[start of Available data]
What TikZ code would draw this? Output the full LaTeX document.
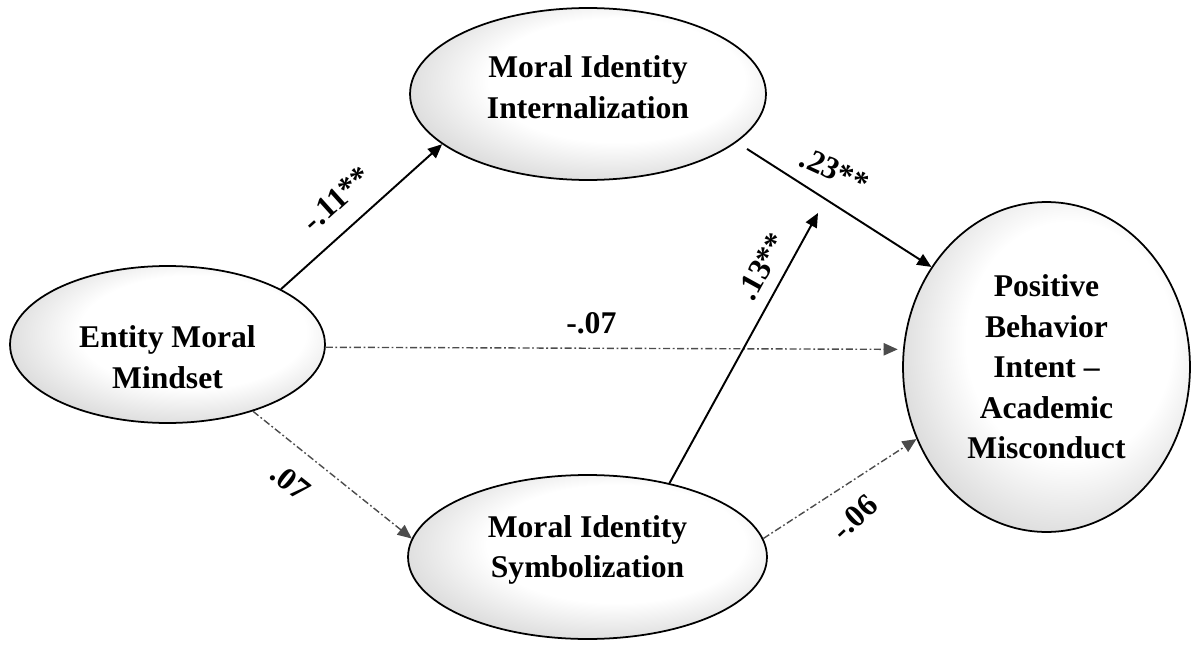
\documentclass[tikz,border=0pt]{standalone}
\usepackage{fontspec}
\setmainfont{Liberation Serif}
\usetikzlibrary{arrows.meta,shapes.geometric}

\pgfdeclareradialshading{ovalshade}{\pgfpoint{6bp}{6bp}}{color(0bp)=(white); color(18bp)=(white); color(54bp)=(black!45)}

\begin{document}
\begin{tikzpicture}[x=0.02cm,y=0.02cm,>={Triangle[length=8pt,width=7pt]},
    construct/.style={ellipse,draw,line width=1pt,shade,shading=ovalshade,inner sep=0pt,align=center,
        font=\bfseries\fontsize{18}{23}\selectfont},
    sig/.style={->,line width=1.1pt},
    nsig/.style={->,line width=0.8pt,draw=black!70,dash pattern=on 4pt off 1.5pt on 1pt off 1.5pt},
    coef/.style={sloped,inner sep=2pt,font=\bfseries\fontsize{18}{22}\selectfont}]

    \useasboundingbox (0,0) rectangle (1201,647);

    \node[construct,minimum width=6.3cm,minimum height=3.14cm] (ent) at (167.5,302.5)
        {\rule{0pt}{0.95cm}Entity Moral\\Mindset};
    \node[construct,minimum width=7.12cm,minimum height=3.44cm] (int) at (588,553)
        {Moral Identity\\Internalization\rule[-0.28cm]{0pt}{0pt}};
    \node[construct,minimum width=7.18cm,minimum height=3.28cm] (sym) at (587.5,90)
        {Moral Identity\\Symbolization\rule[-0.42cm]{0pt}{0pt}};
    \node[construct,minimum width=5.74cm,minimum height=6.6cm] (pos) at (1046.5,280)
        {Positive\\Behavior\\Intent --\\Academic\\Misconduct};

    \coordinate (mod) at (818,434);

    \path (ent.26) edge[sig] node[coef,above=8.4pt,pos=.47] {-.11**} (int.199)
          (int.342) edge[sig,shorten <=7pt] node[coef,rotate=8,above=8pt,pos=.44] {.23**} (pos.139)
          (ent.359) edge[nsig,shorten >=3pt] node[coef,above=5.6pt,pos=.46] {-.07} (pos.173)
          (ent.322) edge[nsig] node[coef,below=9.3pt,pos=.36] {.07} (sym.174)
          (sym.42) edge[sig] node[coef,above=4.7pt,pos=.76] {.13**} (mod)
          (sym.6) edge[nsig] node[coef,rotate=10,below=10pt,pos=.45] {-.06} (pos.209);
\end{tikzpicture}
\end{document}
[end of Available data]
*Instructions to follow*. From the first line of the material down to the line containing "(0,0) rectangle (1201,647);", inclusive, return each line exactly, skipping any picture.

*Exercise answer*.
What TikZ code would draw this? Output the full LaTeX document.
\documentclass[tikz,border=0pt]{standalone}
\usepackage{fontspec}
\setmainfont{Liberation Serif}
\usetikzlibrary{arrows.meta,shapes.geometric}

\pgfdeclareradialshading{ovalshade}{\pgfpoint{6bp}{6bp}}{color(0bp)=(white); color(18bp)=(white); color(54bp)=(black!45)}

\begin{document}
\begin{tikzpicture}[x=0.02cm,y=0.02cm,>={Triangle[length=8pt,width=7pt]},
    construct/.style={ellipse,draw,line width=1pt,shade,shading=ovalshade,inner sep=0pt,align=center,
        font=\bfseries\fontsize{18}{23}\selectfont},
    sig/.style={->,line width=1.1pt},
    nsig/.style={->,line width=0.8pt,draw=black!70,dash pattern=on 4pt off 1.5pt on 1pt off 1.5pt},
    coef/.style={sloped,inner sep=2pt,font=\bfseries\fontsize{18}{22}\selectfont}]

    \useasboundingbox (0,0) rectangle (1201,647);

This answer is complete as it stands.